Kase Capital hedge-fund manager Whitney Tilson tells Holm. "These managers he is backing are the best operating managers in the world, bar none."
Holm, whose beat is
Berkshire, characterized the deal as a “huge surprise” in an interview with WSJ Live “Market Hub” reporter Paul Vigna. “It came out of nowhere, but when you
think about it, it makes a lot of sense.”
Or did he mean a lot of cents? The point is that Heinz is everywhere, from convenience packets in his desk drawer to pantries
around the world.
“For the year ended Oct. 28, the company reported $11.6 billion in revenue and $1 billion in profit,” write the New York Times Michael J. de la Merced and Andrew Ross Sorkin. “It
generates a majority of its sales in Europe, but its Asian markets are growing quickly. And it has improved its net sales for eight consecutive fiscal years.”
The
Times reporters reconstruct some of the intrigue surrounding the making of the deal, which dates back to Lemann taking Heinz CEO William R. Johnson to lunch in Naples, Fla., in December, purportedly to discuss firming up
the relationship between 3G’s Burger King holding and Heinz. Details include the code names for Heinz
(initially “Penguin,” later “Hawk”), Lemann (“Goose”) and Buffet (“Owl”), the wizened crony of Lemann who, it turns out, has had his eyes on Heinz since
1980.
Heinz CEO Johnson (code name undetermined but “Golden Eagle” might be apt) could “reap about $100 million from the company’s buyout,” according to Bloomberg News’ Renee Dudley, Carol Hymowitz & Leslie Patton.

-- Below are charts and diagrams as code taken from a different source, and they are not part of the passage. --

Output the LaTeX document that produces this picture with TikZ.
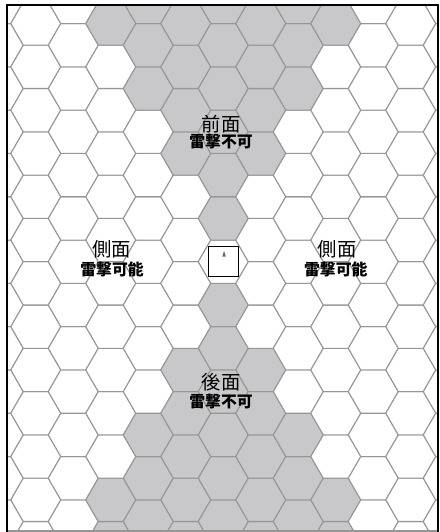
\documentclass[tikz,border=0pt]{standalone}
\usepackage{fontspec}
\newfontfamily\cjk{Noto Sans CJK JP}
\definecolor{hexgray}{RGB}{200,200,202}
\definecolor{hexedge}{RGB}{150,150,150}

\begin{document}
\begin{tikzpicture}[x=0.5cm,y=0.5cm,
  hexline/.style={draw=hexedge,line width=0.6pt},
  bigtxt/.style={font=\cjk\fontsize{11}{12}\selectfont,inner sep=0pt},
  smalltxt/.style={font=\cjk\bfseries\fontsize{9}{10}\selectfont,inner sep=0pt}]
  \useasboundingbox (-8.932,-10.812) rectangle (8.668,10.468);
  \fill[white] (-8.932,-10.812) rectangle (8.668,10.468);
  % hex grid, front and rear arcs in gray
  \begin{scope}
    \clip (-8.652,-10.772) rectangle (8.576,10.268);
    \foreach \c in {-6,...,6} {
      \foreach \j in {-7,...,7} {
        \pgfmathtruncatemacro\k{2*\j+mod(abs(\c),2)}
        \pgfmathtruncatemacro\isgray{or(\k>3*abs(\c),\k<-3*abs(\c))}
        \ifnum\isgray=1 \def\hexfill{hexgray}\else\def\hexfill{white}\fi
        \draw[hexline,fill=\hexfill] ({1.5*\c},{0.866*\k}) +(0:1) -- +(60:1) -- +(120:1)
          -- +(180:1) -- +(240:1) -- +(300:1) -- cycle;
      }
    }
  \end{scope}
  % frame
  \draw[hexedge,line width=0.6pt] (-8.652,-10.772) -- (8.576,-10.772);
  \draw[line width=1.3pt] (-8.652,-10.812) -- (-8.652,10.268) -- (8.576,10.268) -- (8.576,-10.812);
  % unit
  \node[draw,line width=0.85pt,fill=white,minimum size=0.6cm,inner sep=0pt] (unit) at (0,0) {};
  \fill[black!60] (0.03,0.44) -- (0.1,0.2) -- (-0.04,0.2) -- cycle;
  % labels
  \node[bigtxt] (front) at (-0.09,5.51) {前面};
  \node[smalltxt] (frontnote) at (-0.09,4.79) {雷撃不可};
  \node[bigtxt] (leftside) at (-4.47,0.49) {側面};
  \node[smalltxt] (leftnote) at (-4.45,-0.32) {雷撃可能};
  \node[bigtxt] (rightside) at (4.55,0.49) {側面};
  \node[smalltxt] (rightnote) at (4.5,-0.32) {雷撃可能};
  \node[bigtxt] (rear) at (-0.09,-4.81) {後面};
  \node[smalltxt] (rearnote) at (-0.09,-5.61) {雷撃不可};
\end{tikzpicture}
\end{document}
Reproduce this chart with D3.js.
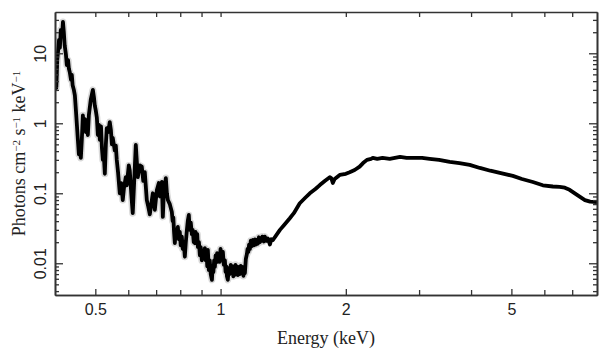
<!DOCTYPE html>
<html><head><meta charset="utf-8">
<script src="https://cdn.jsdelivr.net/npm/d3@7"></script>
<style>body{margin:0;background:#fff}svg{display:block}</style>
</head><body>
<script>
// Spectrum: energy (keV) and flux (photons cm^-2 s^-1 keV^-1)
const energy = [
0.400,0.401,0.403,0.405,0.407,0.409,0.411,0.413,0.416,0.418,0.420,0.422,0.425,0.427,0.430,0.432,0.434,0.437,0.439,0.441,
0.444,0.4465,0.449,0.4515,0.454,0.4565,0.459,0.4615,0.464,0.4667,0.469,0.4718,0.4744,0.477,0.4797,0.4824,0.4877,0.4932,0.496,0.4985,
0.5015,0.5043,0.507,0.510,0.5126,0.516,0.5185,0.5212,0.524,0.527,0.530,0.5327,0.537,0.5416,0.545,0.548,0.5506,0.5568,0.560,0.563,
0.567,0.5725,0.577,0.582,0.586,0.5918,0.595,0.6017,0.605,0.610,0.615,0.619,0.6255,0.6325,0.6395,0.6466,0.652,0.6574,0.6648,0.670,
0.676,0.6873,0.695,0.7027,0.7106,0.7146,0.7185,0.7225,0.7265,0.730,0.7387,0.743,0.747,0.755,
0.7636,0.767,0.770,0.773,0.7764,0.780,0.784,0.7894,0.794,0.798,
0.802,0.807,0.811,0.8155,0.8205,0.825,0.830,0.834,0.8388,0.843,
0.848,0.853,0.857,0.862,0.867,0.871,0.875,0.879,0.882,0.887,
0.8917,0.896,0.9016,0.9066,0.911,0.9167,0.921,0.925,0.929,0.932,
0.937,0.942,0.947,0.9533,0.957,0.961,0.965,0.969,0.973,0.977,
0.981,0.9852,0.990,0.995,1.000,1.006,1.0128,1.018,1.024,1.028,
1.032,1.036,1.041,1.046,1.052,1.058,1.0645,1.069,1.073,1.078,
1.0823,1.086,1.090,1.095,1.1003,1.106,1.112,1.118,1.1252,1.130,
1.135,1.140,1.144,1.150,1.1567,1.161,1.166,1.171,1.176,1.182,
1.188,1.1957,1.202,1.209,1.215,1.2225,1.229,1.236,1.243,1.250,
1.260,1.270,1.278,1.290,1.300,1.314,1.325,1.3365,1.350,1.360,
1.389,1.42,1.467,1.50,1.55,1.60,1.639,1.69,1.732,1.78,1.83,1.845,
1.861,1.88,1.934,2.00,2.043,2.10,2.159,2.20,2.248,2.30,2.322,2.38,2.45,2.55,2.70,2.80,2.93,3.05,3.18,3.35,
3.555,3.75,3.97,4.20,4.45,4.69,5.04,5.30,5.63,5.95,6.29,6.53,6.72,6.90,7.19,7.51,7.73,8.03
];
const flux = [
3.0,9.5,3.2,8.0,11.0,15.5,12,21.5,18,28,20,13,9.5,6.8,8.0,6.0,5.4,4.2,4.9,3.5,
3.0,2.5,1.55,0.95,0.58,0.36,0.45,0.32,0.58,1.3,0.9,1.15,0.75,1.1,0.68,1.3,2.2,3.0,2.4,1.8,
1.5,1.2,0.68,0.95,0.58,0.9,0.45,0.30,0.35,0.19,0.5,0.85,0.75,1.04,0.8,0.5,0.62,0.41,0.48,0.3,
0.2,0.1,0.14,0.08,0.12,0.17,0.13,0.25,0.21,0.1,0.052,0.12,0.49,0.17,0.25,0.24,0.15,0.2,0.08,0.065,
0.05,0.1,0.058,0.11,0.14,0.09,0.12,0.145,0.046,0.09,0.165,0.1,0.08,0.07,
0.054,0.04,0.045,0.028,0.0194,0.03,0.024,0.033,0.022,0.028,
0.018,0.024,0.016,0.02,0.0124,0.02,0.03,0.04,0.049,0.03,
0.038,0.026,0.03,0.02,0.0194,0.028,0.022,0.026,0.017,0.02,
0.013,0.017,0.011,0.015,0.012,0.0165,0.011,0.014,0.009,0.0155,
0.008,0.011,0.007,0.0058,0.009,0.0075,0.011,0.0089,0.013,0.0105,
0.014,0.0105,0.013,0.0105,0.016,0.012,0.0145,0.0095,0.011,0.0075,
0.009,0.0065,0.0058,0.0085,0.007,0.0095,0.0075,0.009,0.0065,0.0085,
0.0068,0.0095,0.0075,0.009,0.0068,0.0088,0.007,0.0092,0.0072,0.0088,
0.0066,0.0085,0.0072,0.0115,0.0135,0.016,0.0145,0.0185,0.016,0.021,
0.0175,0.0215,0.018,0.022,0.0185,0.0215,0.019,0.0235,0.02,0.021,
0.024,0.0205,0.024,0.021,0.0225,0.0185,0.022,0.0215,0.0235,0.025,
0.03,0.035,0.044,0.052,0.072,0.087,0.1,0.115,0.131,0.15,0.17,0.165,
0.14,0.16,0.183,0.19,0.2,0.215,0.24,0.27,0.3,0.31,0.32,0.31,0.32,0.31,0.33,0.32,0.32,0.32,0.31,0.3,
0.28,0.27,0.254,0.23,0.21,0.195,0.177,0.16,0.145,0.13,0.125,0.123,0.12,0.112,0.095,0.08,0.076,0.075
];
const xMajor = [0.5, 1, 2, 5];
const xMinor = [0.6, 0.7, 0.8, 0.9, 3, 4, 6, 7];
const yMajor = [0.01, 0.1, 1, 10];
const yMinor = [0.004,0.005,0.006,0.007,0.008,0.009,0.02,0.03,0.04,0.05,0.06,0.07,0.08,0.09,
                0.2,0.3,0.4,0.5,0.6,0.7,0.8,0.9,2,3,4,5,6,7,8,9,20,30];
const xTitle = "Energy (keV)";

const W = 609, H = 357;
const L = 55, R = 597, T = 12, B = 295;
const svg = d3.select("body").append("svg").attr("width", W).attr("height", H);
const x = d3.scaleLog().domain([0.4, 8.03]).range([L, R]);
const y = d3.scaleLog().domain([0.00352, 38.9]).range([B, T]);

svg.append("clipPath").attr("id","clip").append("rect")
  .attr("x", L).attr("y", T).attr("width", R - L).attr("height", B - T);

const pts = energy.map((e, i) => [e, flux[i]]);
const line = d3.line().x(d => x(d[0])).y(d => y(d[1]));
const g = svg.append("g").attr("clip-path", "url(#clip)");
g.append("path").datum(pts.filter(d => d[0] < 1.3)).attr("d", line)
  .attr("fill","none").attr("stroke","#d9d9d9").attr("stroke-width",7).attr("stroke-linejoin","round");
g.append("path").datum(pts).attr("d", line)
  .attr("fill","none").attr("stroke","#000").attr("stroke-width",3.8).attr("stroke-linejoin","round");

const axisColor = "#333";
function style(sel){
  sel.selectAll(".domain").attr("stroke", axisColor).attr("stroke-width",1.6);
  sel.selectAll(".tick line").attr("stroke", axisColor).attr("stroke-width",1.3);
}
const tickFont = "Liberation Sans, Arial, sans-serif";
// bottom
const bx = svg.append("g").attr("transform",`translate(0,${B})`)
  .call(d3.axisBottom(x).tickValues(xMajor).tickSizeInner(-6).tickSizeOuter(0).tickPadding(9).tickFormat(d3.format("")));
bx.selectAll("text").attr("font-family", tickFont).attr("font-size",16).attr("fill","#222");
svg.append("g").attr("transform",`translate(0,${B})`)
  .call(d3.axisBottom(x).tickValues(xMinor).tickSizeInner(-5).tickSizeOuter(0).tickFormat("")).call(style);
style(bx);
// top
svg.append("g").attr("transform",`translate(0,${T})`)
  .call(d3.axisTop(x).tickValues(xMajor.concat(xMinor)).tickSizeInner(-5).tickSizeOuter(0).tickFormat("")).call(style);
// left
const ly = svg.append("g").attr("transform",`translate(${L},0)`)
  .call(d3.axisLeft(y).tickValues(yMajor).tickSizeInner(-8).tickSizeOuter(0).tickFormat(""));
style(ly);
svg.append("g").attr("transform",`translate(${L},0)`)
  .call(d3.axisLeft(y).tickValues(yMinor).tickSizeInner(-4).tickSizeOuter(0).tickFormat("")).call(style);
ly.selectAll(".tick").append("text")
  .attr("transform","translate(-9,0) rotate(-90)")
  .attr("text-anchor","middle").attr("fill","#222")
  .attr("font-family", tickFont).attr("font-size",16)
  .text(d => d3.format("")(d));
// right
svg.append("g").attr("transform",`translate(${R},0)`)
  .call(d3.axisRight(y).tickValues(yMajor).tickSizeInner(-8).tickSizeOuter(0).tickFormat("")).call(style);
svg.append("g").attr("transform",`translate(${R},0)`)
  .call(d3.axisRight(y).tickValues(yMinor).tickSizeInner(-4).tickSizeOuter(0).tickFormat("")).call(style);

const serif = "Liberation Serif, Times New Roman, serif";
svg.append("text").attr("x",(L+R)/2).attr("y",344).attr("text-anchor","middle")
  .attr("font-family",serif).attr("font-size",18).attr("fill","#222").text(xTitle);
const yt = svg.append("text").attr("transform",`translate(25,${(T+B)/2}) rotate(-90)`)
  .attr("text-anchor","middle").attr("font-family",serif).attr("font-size",18).attr("fill","#222");
const parts = [["Photons cm",""],["−2","sup"],[" s",""],["−1","sup"],[" keV",""],["−1","sup"]];
parts.forEach(p => {
  const t = yt.append("tspan").text(p[0]);
  if (p[1] === "sup") t.attr("font-size",11).attr("baseline-shift","50%");
});
</script>
</body></html>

Buffett
said he hoped Johnson would remain CEO, they report, but pointed out that it’s ultimately 3G’s decision. “In a conference call after the deal was announced, Johnson said he was
‘way too young’ to retire,’” they report, though that doesn’t necessarily commit him to Heinz long term.
Analysts generally credit Johnson with
turning a sleeping giant around since he took the reins in 1998.
As a sidenote, the New York Times’ Ben Protess suggests the deal was perhaps not surprising enough to some traders. He
advances a Bloomberg report that the Securities and Exchange Commission has
opened an insider trading inquiry centering on heightened activity in Heinz’ options trading as the deal neared completion Wednesday.